This post takes a quick look at 10 of the highlights of communist Budapest. If you’re interested in these, my book Communist Budapest: The Guidebook features about 100 sights in more depth.
The House of Terror
In the 1940s, the communist ÁVO/ÁVH secret police were based on Andrássy út in a building that is now a museum to the horrors of the communist regime. The exhibitions cover the Red Army’s conquest, the imposition of communist rule, the various persecutions, and resistance to the regime, among other themes.

Kerepesi Cemetery
Many of the regime’s big names ended up six feet under in Kerepesi Cemetery. Its standout sight is the Pantheon of the Workers’ Movement, which features the graves of many leading communists. János Kádár, who dominated the communist government for more than three decades, is buried in Kerepesi although just to the side of the Pantheon. Kerepesi is also the final resting place of communist minister Dr Sándor Zöld. He murdered his wife and children and then killed himself due to his fear that the regime had an even worse fate in store for them.

Pioneers’ Railway
The Pioneers’ Railway took its name from the communist youth organisation, which displaced the banned boy scouts and girl guides. The regime built the narrow-gauge line in 1948-50 as a gift to the nation’s children. It runs between Széchenyi hegy in District XII and Hűvösvölgy in District II. Children did most of the jobs apart from driving the trains. They still staff the line, now renamed the Children’s Railway.

Metro Lines 2 and 3
The Soviet Union helped to build two of Budapest’s metro lines – the M2 (red) and M3 (blue). Sections of the lines also doubled as atomic shelters designed to hold 220,000 people in the event of the Cold War turning hot.

Soviet War Memorial
The memorial in Szabadság tér dates from 1945 and commemorates the Red Army’s ousting of the German forces. The occupying Soviets put it up when the buildings around the square were still in ruins. On the obelisk the main inscription reads ‘Glory to the liberating Soviet heroes’. All the other communist statues were removed after the change of system. This one, however, must stay according to the provisions of a treaty with Russia.

Corvin köz
The Corvin Cinema and surrounding Corvin köz (Corvin Alley) was one of the main locations of fighting in 1956. Hundreds of rebels took part in the battle here, a well-protected location, using weapons looted from various armouries.

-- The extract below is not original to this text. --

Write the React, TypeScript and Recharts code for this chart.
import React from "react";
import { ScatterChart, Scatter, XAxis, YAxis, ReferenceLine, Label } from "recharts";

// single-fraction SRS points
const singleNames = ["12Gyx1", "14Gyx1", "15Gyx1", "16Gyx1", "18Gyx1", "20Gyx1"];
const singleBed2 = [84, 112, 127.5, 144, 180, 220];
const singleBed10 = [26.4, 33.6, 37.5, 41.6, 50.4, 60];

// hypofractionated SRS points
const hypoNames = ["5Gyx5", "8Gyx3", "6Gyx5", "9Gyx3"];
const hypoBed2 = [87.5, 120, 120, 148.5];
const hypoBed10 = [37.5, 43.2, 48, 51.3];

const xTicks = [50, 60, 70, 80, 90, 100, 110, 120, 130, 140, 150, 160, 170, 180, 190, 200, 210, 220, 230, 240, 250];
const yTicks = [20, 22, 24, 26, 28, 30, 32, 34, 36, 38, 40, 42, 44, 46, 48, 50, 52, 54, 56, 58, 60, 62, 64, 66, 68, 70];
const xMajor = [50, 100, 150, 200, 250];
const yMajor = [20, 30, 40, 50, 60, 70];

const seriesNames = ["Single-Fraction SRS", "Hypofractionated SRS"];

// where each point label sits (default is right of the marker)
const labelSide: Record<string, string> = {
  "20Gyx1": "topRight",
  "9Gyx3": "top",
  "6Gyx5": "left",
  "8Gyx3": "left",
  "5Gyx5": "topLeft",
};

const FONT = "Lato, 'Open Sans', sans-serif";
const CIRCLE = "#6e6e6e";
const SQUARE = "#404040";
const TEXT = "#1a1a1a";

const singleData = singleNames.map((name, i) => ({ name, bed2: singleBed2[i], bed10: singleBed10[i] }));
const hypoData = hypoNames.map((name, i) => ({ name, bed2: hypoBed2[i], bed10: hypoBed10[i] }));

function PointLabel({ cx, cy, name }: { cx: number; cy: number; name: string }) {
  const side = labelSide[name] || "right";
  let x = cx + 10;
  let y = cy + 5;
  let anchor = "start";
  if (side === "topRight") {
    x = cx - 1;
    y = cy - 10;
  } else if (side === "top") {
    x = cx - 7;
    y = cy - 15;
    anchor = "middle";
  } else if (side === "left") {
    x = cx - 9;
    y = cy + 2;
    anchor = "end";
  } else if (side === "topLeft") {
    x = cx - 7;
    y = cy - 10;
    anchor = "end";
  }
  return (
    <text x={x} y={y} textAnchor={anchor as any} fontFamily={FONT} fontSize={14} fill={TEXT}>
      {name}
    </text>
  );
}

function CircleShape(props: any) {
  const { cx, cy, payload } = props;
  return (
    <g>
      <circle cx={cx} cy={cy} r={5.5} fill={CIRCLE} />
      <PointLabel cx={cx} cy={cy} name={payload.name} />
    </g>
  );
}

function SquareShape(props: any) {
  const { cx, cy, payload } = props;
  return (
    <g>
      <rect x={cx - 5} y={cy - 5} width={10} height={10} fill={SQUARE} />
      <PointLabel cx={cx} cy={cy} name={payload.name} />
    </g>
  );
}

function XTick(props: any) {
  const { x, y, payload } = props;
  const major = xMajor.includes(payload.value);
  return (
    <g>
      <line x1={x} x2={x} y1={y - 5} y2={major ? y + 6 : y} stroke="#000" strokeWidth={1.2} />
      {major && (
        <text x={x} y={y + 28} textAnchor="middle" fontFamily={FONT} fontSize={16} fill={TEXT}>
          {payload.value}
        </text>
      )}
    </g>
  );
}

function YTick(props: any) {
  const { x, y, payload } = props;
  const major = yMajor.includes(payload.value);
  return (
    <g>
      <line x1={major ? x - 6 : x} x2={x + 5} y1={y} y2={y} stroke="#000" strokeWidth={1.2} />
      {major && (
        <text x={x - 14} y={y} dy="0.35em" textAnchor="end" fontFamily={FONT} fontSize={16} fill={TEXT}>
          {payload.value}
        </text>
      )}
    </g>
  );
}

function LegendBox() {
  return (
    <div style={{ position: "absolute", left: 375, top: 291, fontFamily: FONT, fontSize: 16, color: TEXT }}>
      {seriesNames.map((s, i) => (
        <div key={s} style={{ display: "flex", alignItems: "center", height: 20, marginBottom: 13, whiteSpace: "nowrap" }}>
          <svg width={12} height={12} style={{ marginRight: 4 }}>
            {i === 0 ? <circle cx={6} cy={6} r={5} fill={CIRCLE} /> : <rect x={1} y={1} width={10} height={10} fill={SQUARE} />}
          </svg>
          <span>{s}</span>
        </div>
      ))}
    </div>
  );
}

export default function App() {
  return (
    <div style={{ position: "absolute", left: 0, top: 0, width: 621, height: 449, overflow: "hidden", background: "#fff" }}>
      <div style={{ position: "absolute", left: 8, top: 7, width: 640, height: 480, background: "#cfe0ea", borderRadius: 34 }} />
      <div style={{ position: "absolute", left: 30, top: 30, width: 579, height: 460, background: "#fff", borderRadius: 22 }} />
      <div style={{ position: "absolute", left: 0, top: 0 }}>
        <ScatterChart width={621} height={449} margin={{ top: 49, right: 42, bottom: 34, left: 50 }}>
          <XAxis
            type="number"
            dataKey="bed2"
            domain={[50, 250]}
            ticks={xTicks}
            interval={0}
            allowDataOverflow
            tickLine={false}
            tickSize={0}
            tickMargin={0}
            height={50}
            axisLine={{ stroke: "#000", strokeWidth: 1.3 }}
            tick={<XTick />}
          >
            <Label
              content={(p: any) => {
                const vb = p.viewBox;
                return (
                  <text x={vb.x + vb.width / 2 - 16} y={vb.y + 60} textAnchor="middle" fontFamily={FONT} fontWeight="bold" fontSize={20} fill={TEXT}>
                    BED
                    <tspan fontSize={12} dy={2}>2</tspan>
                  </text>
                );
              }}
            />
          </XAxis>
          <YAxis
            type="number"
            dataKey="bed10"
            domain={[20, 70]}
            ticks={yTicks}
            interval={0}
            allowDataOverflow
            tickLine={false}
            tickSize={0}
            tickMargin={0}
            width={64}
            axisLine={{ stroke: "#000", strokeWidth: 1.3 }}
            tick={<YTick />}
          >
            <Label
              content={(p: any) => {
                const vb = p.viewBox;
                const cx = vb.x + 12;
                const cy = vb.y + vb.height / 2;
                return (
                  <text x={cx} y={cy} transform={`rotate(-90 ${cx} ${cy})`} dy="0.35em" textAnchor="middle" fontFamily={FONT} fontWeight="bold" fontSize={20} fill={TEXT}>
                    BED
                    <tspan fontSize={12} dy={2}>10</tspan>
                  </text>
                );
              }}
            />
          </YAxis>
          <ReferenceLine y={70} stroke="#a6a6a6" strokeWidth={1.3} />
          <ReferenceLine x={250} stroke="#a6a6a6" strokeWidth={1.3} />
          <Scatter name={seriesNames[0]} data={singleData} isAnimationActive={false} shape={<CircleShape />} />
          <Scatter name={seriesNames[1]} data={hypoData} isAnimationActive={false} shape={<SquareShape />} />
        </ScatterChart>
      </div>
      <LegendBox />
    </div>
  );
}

The Corvin Cinema now features what surely must be a record number of plaques on its outer walls commemorating 1956.

1 May parades and the Stalin statue
Party leaders reviewed 1 May march-pasts at Felvonulási tér (Parade Square). It now bears the name Ötvenhatosok tere (56ers’ Square) in honour of the insurgents of the 1956 Uprising. The square was in fact just a part of the longer Dózsa György út that was widened in 1949-51. It was the location of a statue of Soviet leader Joseph Stalin (1878-1953). Stalin’s figure was eight metres tall but the huge pedestal gave the monument a total height of around 25 metres. On 9 March 1953, 100,000–300,000 mourners gathered here while the tyrant’s funeral took place in Moscow. Insurgents tore down the statue on the first day of the 1956 Uprising. Wisely, the regime never replaced it.


Rákosi’s grave
Farkasréti Cemetery contains the remains of the dictator Mátyás Rákosi and Gábor Péter, the head of the secret police. They were too nasty even to bury with the other leading communists in Kerepesi and were discretely disposed of here. In Rákosi’s case, his name doesn’t even feature on the niche where his ashes are interred.

Liberation Monument
The statue of a woman holding aloft a palm frond was originally known as the Liberation Monument. It commemorated the storming of Budapest by Soviet forces in 1944-45. The statue atop Gellért Hill is visible in much of the capital. The statue of the Soviet solider is no longer there and it has an updated inscription to make it acceptable in post-communist Hungary. It also has a new name – the Liberty Statue.

Memento Park
What do you do if you have a city full of communist statues that you don’t want anymore? You build a park for them on the edge of town and charge tourists to look at your scrap metal. Lenin, Marx and Engels are all here along with a bunch of more obscure ones. Among the figures familiar only to locals is a statue of Osztapenko. He was a Soviet soldier who died during the Battle of Budapest in 1944. Hitchhikers going to Lake Balaton often met at the statue back in the day.

Have done 9/10 of these. Plan to do the 10th Rakosi’s grave on our next visit! Can highly recommend the guidebook, so many more sights in it we were unaware of and can’t wait to visit!